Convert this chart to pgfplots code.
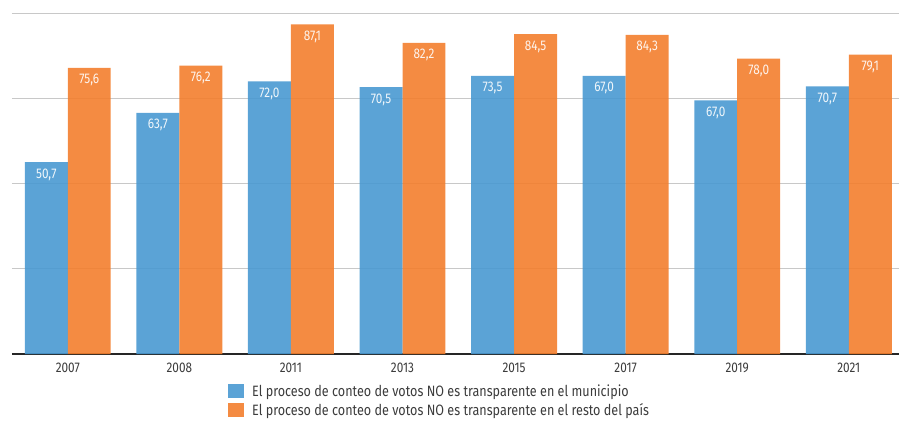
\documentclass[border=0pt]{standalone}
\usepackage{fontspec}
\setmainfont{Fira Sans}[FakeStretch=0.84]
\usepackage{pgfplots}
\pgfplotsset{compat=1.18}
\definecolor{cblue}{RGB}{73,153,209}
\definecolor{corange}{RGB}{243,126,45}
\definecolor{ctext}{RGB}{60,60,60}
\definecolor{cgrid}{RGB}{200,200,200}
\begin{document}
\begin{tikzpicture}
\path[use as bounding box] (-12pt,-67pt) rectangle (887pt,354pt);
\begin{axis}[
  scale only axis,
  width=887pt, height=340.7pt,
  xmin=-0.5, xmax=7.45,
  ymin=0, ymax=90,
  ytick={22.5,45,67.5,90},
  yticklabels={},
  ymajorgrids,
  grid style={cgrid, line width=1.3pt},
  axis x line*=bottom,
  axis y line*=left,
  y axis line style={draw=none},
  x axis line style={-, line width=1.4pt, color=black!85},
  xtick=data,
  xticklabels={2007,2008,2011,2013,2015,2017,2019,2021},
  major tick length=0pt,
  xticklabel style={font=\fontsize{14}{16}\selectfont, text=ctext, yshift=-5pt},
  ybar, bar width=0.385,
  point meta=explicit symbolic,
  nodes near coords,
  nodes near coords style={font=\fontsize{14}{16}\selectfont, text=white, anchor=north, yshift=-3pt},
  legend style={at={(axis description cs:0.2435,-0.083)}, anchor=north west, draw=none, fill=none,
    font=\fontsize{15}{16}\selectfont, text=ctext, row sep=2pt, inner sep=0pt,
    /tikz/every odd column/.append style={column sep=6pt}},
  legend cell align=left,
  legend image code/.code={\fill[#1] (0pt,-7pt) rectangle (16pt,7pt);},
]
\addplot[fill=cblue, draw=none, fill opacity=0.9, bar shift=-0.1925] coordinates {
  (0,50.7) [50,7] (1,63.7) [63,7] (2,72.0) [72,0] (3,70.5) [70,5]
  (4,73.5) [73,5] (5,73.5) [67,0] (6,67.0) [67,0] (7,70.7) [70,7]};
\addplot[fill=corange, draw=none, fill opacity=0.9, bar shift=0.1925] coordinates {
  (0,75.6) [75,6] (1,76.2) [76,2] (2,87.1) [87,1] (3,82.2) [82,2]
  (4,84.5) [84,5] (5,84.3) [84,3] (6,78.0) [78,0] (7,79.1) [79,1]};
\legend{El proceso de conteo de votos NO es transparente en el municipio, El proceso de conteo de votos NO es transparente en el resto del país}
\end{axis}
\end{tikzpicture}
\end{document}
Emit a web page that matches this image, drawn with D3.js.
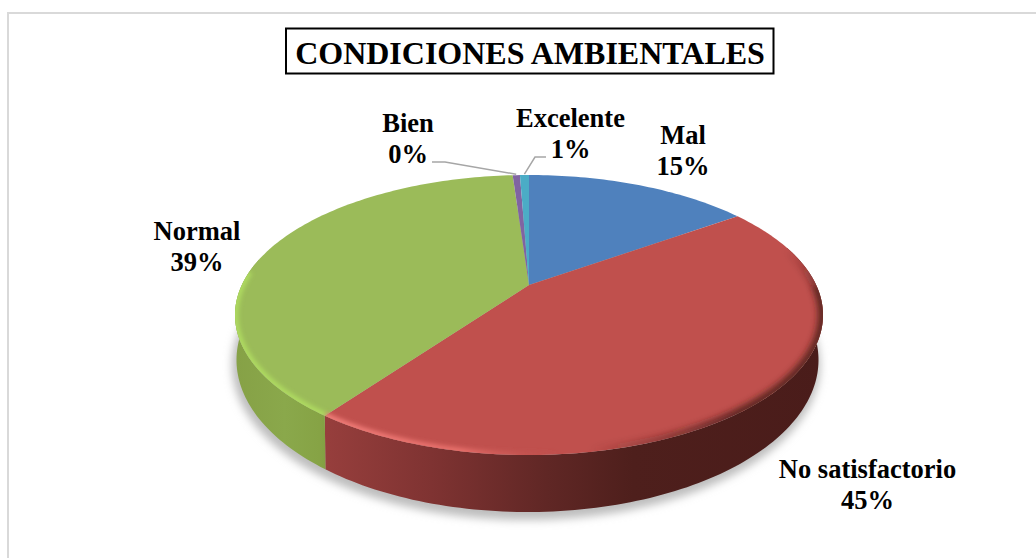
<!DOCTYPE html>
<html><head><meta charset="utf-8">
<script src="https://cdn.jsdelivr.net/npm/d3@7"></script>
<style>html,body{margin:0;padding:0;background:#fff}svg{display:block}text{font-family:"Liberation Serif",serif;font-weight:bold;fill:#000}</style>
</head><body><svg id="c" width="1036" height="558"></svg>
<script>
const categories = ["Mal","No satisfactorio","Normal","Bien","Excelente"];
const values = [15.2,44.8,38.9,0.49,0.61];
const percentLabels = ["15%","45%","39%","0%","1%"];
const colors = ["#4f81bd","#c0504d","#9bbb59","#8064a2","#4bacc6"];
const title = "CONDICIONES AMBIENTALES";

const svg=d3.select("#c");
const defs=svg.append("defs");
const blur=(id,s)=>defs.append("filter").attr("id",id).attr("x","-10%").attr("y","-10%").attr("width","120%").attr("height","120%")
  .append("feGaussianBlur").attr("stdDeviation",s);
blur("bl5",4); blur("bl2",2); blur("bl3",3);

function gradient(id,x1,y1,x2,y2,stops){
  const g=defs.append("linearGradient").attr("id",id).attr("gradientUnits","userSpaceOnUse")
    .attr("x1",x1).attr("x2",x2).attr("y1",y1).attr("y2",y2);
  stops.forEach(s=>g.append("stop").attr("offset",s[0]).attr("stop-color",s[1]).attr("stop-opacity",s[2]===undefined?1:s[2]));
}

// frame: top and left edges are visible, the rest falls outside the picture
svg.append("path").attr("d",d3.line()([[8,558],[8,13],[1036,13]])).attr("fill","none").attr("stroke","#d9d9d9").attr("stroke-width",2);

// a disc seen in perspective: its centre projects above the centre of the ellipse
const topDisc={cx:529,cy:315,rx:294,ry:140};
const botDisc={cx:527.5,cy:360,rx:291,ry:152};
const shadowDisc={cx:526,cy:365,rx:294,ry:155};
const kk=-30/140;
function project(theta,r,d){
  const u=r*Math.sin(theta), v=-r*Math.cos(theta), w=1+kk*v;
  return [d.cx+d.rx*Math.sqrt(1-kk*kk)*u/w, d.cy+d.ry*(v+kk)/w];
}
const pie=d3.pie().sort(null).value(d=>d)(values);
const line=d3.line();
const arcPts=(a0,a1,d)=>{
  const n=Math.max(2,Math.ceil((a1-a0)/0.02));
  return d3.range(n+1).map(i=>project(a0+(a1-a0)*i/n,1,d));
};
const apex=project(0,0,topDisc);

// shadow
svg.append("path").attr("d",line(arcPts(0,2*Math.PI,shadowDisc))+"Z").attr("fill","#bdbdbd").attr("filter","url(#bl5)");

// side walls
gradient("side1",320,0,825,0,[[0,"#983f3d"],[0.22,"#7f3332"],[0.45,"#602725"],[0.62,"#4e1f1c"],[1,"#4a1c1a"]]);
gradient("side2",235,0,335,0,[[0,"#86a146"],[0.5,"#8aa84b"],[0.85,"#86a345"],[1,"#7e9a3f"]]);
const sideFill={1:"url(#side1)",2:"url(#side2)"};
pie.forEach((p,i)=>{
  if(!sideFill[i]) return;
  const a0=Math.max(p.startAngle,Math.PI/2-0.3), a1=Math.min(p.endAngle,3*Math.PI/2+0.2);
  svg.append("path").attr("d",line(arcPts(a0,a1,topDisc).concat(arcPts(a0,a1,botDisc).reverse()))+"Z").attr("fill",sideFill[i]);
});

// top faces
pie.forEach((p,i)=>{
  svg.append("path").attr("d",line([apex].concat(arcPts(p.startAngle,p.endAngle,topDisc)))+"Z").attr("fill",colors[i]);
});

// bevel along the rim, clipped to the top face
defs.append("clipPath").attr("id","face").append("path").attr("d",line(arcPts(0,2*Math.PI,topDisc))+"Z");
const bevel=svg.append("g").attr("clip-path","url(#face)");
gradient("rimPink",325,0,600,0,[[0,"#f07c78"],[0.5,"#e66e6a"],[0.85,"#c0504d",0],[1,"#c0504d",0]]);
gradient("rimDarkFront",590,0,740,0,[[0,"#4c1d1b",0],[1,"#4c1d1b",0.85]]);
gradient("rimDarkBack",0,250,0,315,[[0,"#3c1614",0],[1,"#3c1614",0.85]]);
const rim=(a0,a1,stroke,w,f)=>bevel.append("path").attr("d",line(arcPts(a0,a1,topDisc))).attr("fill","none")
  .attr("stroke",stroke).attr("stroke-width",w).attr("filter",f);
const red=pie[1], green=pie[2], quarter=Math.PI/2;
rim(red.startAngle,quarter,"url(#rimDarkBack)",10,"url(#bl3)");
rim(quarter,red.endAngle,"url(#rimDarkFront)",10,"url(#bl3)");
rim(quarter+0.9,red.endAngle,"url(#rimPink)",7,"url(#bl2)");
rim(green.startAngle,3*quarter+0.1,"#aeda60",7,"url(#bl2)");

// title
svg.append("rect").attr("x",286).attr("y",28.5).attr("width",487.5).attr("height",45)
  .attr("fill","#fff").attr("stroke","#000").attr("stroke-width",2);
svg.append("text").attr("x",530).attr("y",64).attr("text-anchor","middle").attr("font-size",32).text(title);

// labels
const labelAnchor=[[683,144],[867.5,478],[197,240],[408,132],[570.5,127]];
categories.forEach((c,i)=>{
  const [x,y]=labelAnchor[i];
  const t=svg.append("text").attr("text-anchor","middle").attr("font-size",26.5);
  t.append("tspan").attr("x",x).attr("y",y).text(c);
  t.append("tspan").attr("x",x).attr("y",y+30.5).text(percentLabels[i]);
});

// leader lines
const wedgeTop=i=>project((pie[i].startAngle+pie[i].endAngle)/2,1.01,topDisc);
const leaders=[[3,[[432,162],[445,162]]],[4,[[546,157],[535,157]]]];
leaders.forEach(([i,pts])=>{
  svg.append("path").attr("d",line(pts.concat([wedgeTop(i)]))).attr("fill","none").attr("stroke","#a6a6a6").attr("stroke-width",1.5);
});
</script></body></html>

-.-.-

Written instruction: Filter the records above for "image" and copy every matching line.

Answer for the task:
  legend image code/.code={\fill[#1] (0pt,-7pt) rectangle (16pt,7pt);},
Emit a web page that matches this image, drawn with D3.js.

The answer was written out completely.